WRITING a book, it seems, is the easy part (hint: it isn’t easy at all).
What follows in comparison involves multi-skilling of the highest order (my wife would dispute utterly my ability to do this in any shape or form) a high tolerance for late nights followed by early mornings, a good suitcase and a whole gander bag full of smiles and, signatures, handshakes and bonhomie.
My new book is born.
Around The World In 80 Cigars – The Travels Of An Epicure tells a few tales from my 25 years as a roaming writer, taking in adventures in a minefield in Bosnia, the Sahara Desert in Tunisia, the tobacco plantations of Cuba, Nicaragua and the Dominican Republic alongside salmon fishing in Scotland, cruising in a hot air balloon over the vineyards of Cognac and having a tug of war with a crocodile in the Limpopo River.
It points out how my love of a handrolled smoke has pin pricked all these little moments of travel, adventure, occasional danger and dread and lots of fun and laughter in my life. And with a mighty launch affair conducted at the magnificent Oriental Club in Marylebone, we were off and running.
As I say, writing the book is fairly straightforward. Plan your destiny, work out your rough direction, set forth and finish in time to meet your publisher’s deadline. Simple. Yet now I have to face the trail of signings and talks, shop appearances, tradeshows, publicity, magazine reviews and more in order to get the beloved book in front of as many people as possible.

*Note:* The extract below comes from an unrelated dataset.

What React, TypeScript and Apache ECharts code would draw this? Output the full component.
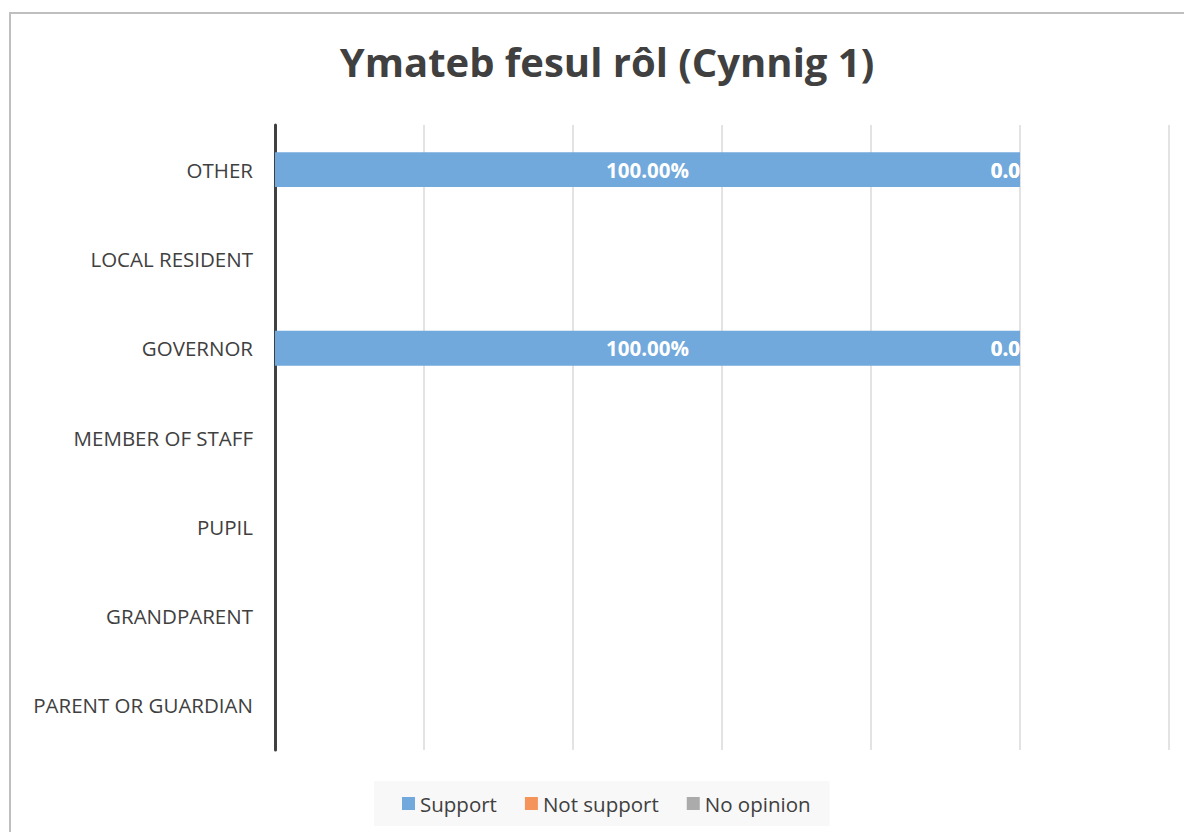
import React, { useEffect, useRef } from "react";
import * as echarts from "echarts";

const categories = [
  "PARENT OR GUARDIAN",
  "GRANDPARENT",
  "PUPIL",
  "MEMBER OF STAFF",
  "GOVERNOR",
  "LOCAL RESIDENT",
  "OTHER",
];
const supportValues = [null, null, null, null, 1, null, 1];
const notSupportValues = [null, null, null, null, 0, null, 0];
const noOpinionValues = [null, null, null, null, 0, null, 0];
const seriesNames = ["Support", "Not support", "No opinion"];
const titleText = "Ymateb fesul rôl (Cynnig 1)";

const FONT = "'Open Sans', 'Noto Sans', sans-serif";

export default function App() {
  const ref = useRef<HTMLDivElement>(null);
  useEffect(() => {
    if (!ref.current) return;
    const chart = echarts.init(ref.current, undefined, { renderer: "svg" });
    const pct = (p: any) => (p.value == null ? "" : (p.value * 100).toFixed(2) + "%");
    const zeroLabel = {
      show: true,
      position: "insideRight",
      distance: 0,
      color: "#ffffff",
      fontWeight: "bold",
      fontSize: 20.5,
      fontFamily: FONT,
      width: 34,
      overflow: "truncate",
      ellipsis: "",
      formatter: pct,
    };
    chart.setOption({
      animation: false,
      backgroundColor: "#ffffff",
      title: {
        text: titleText,
        left: 602,
        top: 36,
        textAlign: "center",
        textStyle: {
          fontFamily: FONT,
          fontWeight: "bold",
          fontSize: 40,
          color: "#404040",
        },
      },
      graphic: [
        {
          type: "rect",
          shape: { x: 10, y: 13, width: 1300, height: 900 },
          style: { fill: "none", stroke: "#bfbfbf", lineWidth: 2 },
          z: -1,
        },
      ],
      legend: {
        data: seriesNames,
        left: 374,
        top: 781,
        padding: [12, 19, 12, 28],
        backgroundColor: "#f8f8f8",
        itemWidth: 13,
        itemHeight: 13,
        itemGap: 28,
        icon: "rect",
        textStyle: { fontFamily: FONT, fontSize: 20.5, color: "#404040" },
      },
      grid: { left: 275, right: 15, top: 125, bottom: 82, containLabel: false },
      xAxis: {
        type: "value",
        min: 0,
        max: 1.2,
        interval: 0.2,
        axisLabel: { show: false },
        axisLine: { show: false },
        axisTick: { show: false },
        splitLine: { lineStyle: { color: "#e3e3e3", width: 2 } },
      },
      yAxis: {
        type: "category",
        data: categories,
        axisTick: { show: false },
        axisLine: { lineStyle: { color: "#404040", width: 3 } },
        axisLabel: {
          fontFamily: FONT,
          fontSize: 20.5,
          color: "#404040",
          margin: 22,
        },
      },
      series: [
        {
          name: seriesNames[0],
          type: "bar",
          stack: "total",
          data: supportValues,
          barCategoryGap: "61%",
          itemStyle: { color: "#72a9dc" },
          label: {
            show: true,
            position: "inside",
            color: "#ffffff",
            fontWeight: "bold",
            fontSize: 20.5,
            fontFamily: FONT,
            formatter: pct,
          },
        },
        {
          name: seriesNames[1],
          type: "bar",
          stack: "total",
          data: notSupportValues,
          itemStyle: { color: "#f4935a" },
          label: zeroLabel,
        },
        {
          name: seriesNames[2],
          type: "bar",
          stack: "total",
          data: noOpinionValues,
          itemStyle: { color: "#ababab" },
          label: zeroLabel,
        },
      ],
    });
    return () => chart.dispose();
  }, []);
  return <div ref={ref} style={{ width: 1184, height: 832, position: "absolute", left: 0, top: 0 }} />;
}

I’ve spent hours in London cigar merchants; signed hundreds of books; travelled to Germany to woo potential international distributors; faced the inevitable wave of keyboard warriors; and given the book an enormous push to start it off on the slopes, where I hope it will pick up speed and career ever downwards in a heart-stopping dash to literary stardom.
I am also realistic. If I can sell out of first print and be in a position to consider a reprint, I’ll be happy. A few much-needed days at home to recalibrate have followed, although there’s still plenty to be done and I have treks to the Orkney Islands and Mexico looming on the radar.
All of which is good, if tiring, and grist to the writer’s mill. There must always be something new to write about, someone new to talk to, something else to marvel at and new places to explore. Everything I do comes from a place of inquisitiveness and that’s what I tell wannabe writers and journalists when I meet them or when I’m asked into schools to give a talk to youngsters. The most important thing a writer can have is an inquisitive mind. Without that you’ll never ask the right questions anyway and you’ll not be curious enough about the world around you.
Keep looking at the world through fresh eyes, is my advice, if you know what I mean. And I’m hoping for at least one good clear night way up north so that the family and I might, just might, catch a glimpse of the Aurora Borealis.